Grgeteg Monastery by Piroska Koltai - Wine a'More Travel
Do not miss the estate centre located on the top of the Principovac hill; it is a renovated Classicist castle and a tasting room surrounded with vineyards and a golf course. Ilok truly deserves a whole day. The next day (on your way back to Novi Sad), already on the Serbian side, go uphill to Koruska or Banostor villages to admire the most wonderful river of Europe, the Danube. Turn south towards the mountains before Beocin, ride all the way up the serpentine road, up till the highest point, then follow the partisans’ road along the ridge to the east until the crossroads where the left road takes you to Petrovaradin and Novi Sad, and the right road to Irig. It might be an idea to have lunch on this spot, in the small street-side restaurant which offers great lamb chops. After lunch turn right to the direction of Irig, and going downhill take a left to Novo Hopovo Monastery. One cannot get a full picture of Fruska Gora without visiting the orthodox monasteries, and the most famous one is Novo Hopovo. The hotel and restaurant of the Kovacevic Cellar are nearby, also situated along the main road. Both are highly recommended. Having visited the monastery, we can get back to Novi Sad across the mountains or around them, going towards Sremski Karlovci. I’d just like to add that if you haven’t had enough of castles, cross the Danube at Ilok, and a mere 30-minute car ride from Backa Palanka will take you to the ruins of Bac. For monastery fans I suggest to visit Grgeteg and Krusedol after Staro Hopovo, buy some honey from the nuns of Grgeteg, light some candles for the living and the dead. And if the three wineries mentioned above were not enough for the four days, go to Deuric Winery situated in the middle of an apple plantation (where the Serbian answer to Ilok’s Traminac can be tasted). For those who were the most intrigued by the ancient connection with Tokaj and Catalans settling in New Barcelona, call Ernő Sagmeister, the Hungarian-German and maybe a little Catalan winemaker who might have some time for a tasting or showing his vineyards. His winery is to be found in Kanjiza which is not really close by but the grapes below Irig and Grgeteg – mostly Kadarka and Furmint – are of such quality that Tokaj, Szekszárd, Minis and Jeruzalem must take them seriously.

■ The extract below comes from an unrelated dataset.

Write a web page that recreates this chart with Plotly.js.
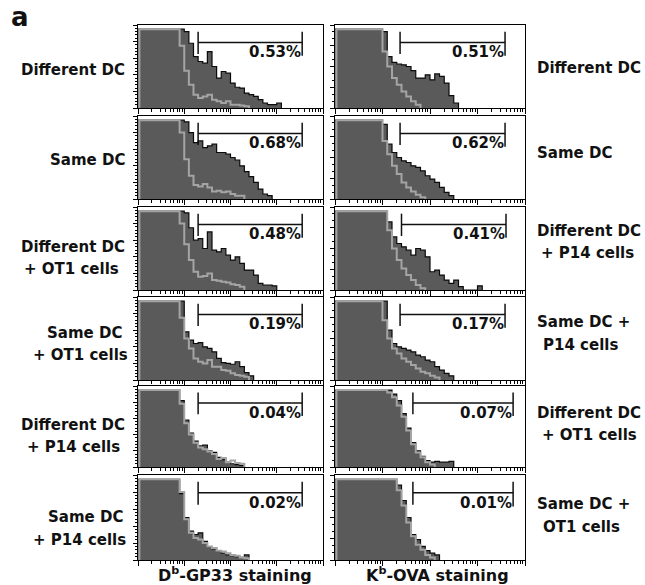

View from Petrovaradin fortress by Piroska Koltai - Wine a'More Travel
At the end, let’s close this article with the lines of Oszkár Maurer, the pioneer of raw wines, the wine-apostle of Szerém with German roots and Hungarian origin:
The soul is often in dispute with the common sense, which helps us to make good decisions. Wine is an important drink from this aspect. Those who drink noble wine become noble themselves. Becoming noble is no less than walking the road to perfection and on this road, we can get closer to God.
What else would a wine region be destined for where our ancestors named grapes after Christ, our Lord? Amen.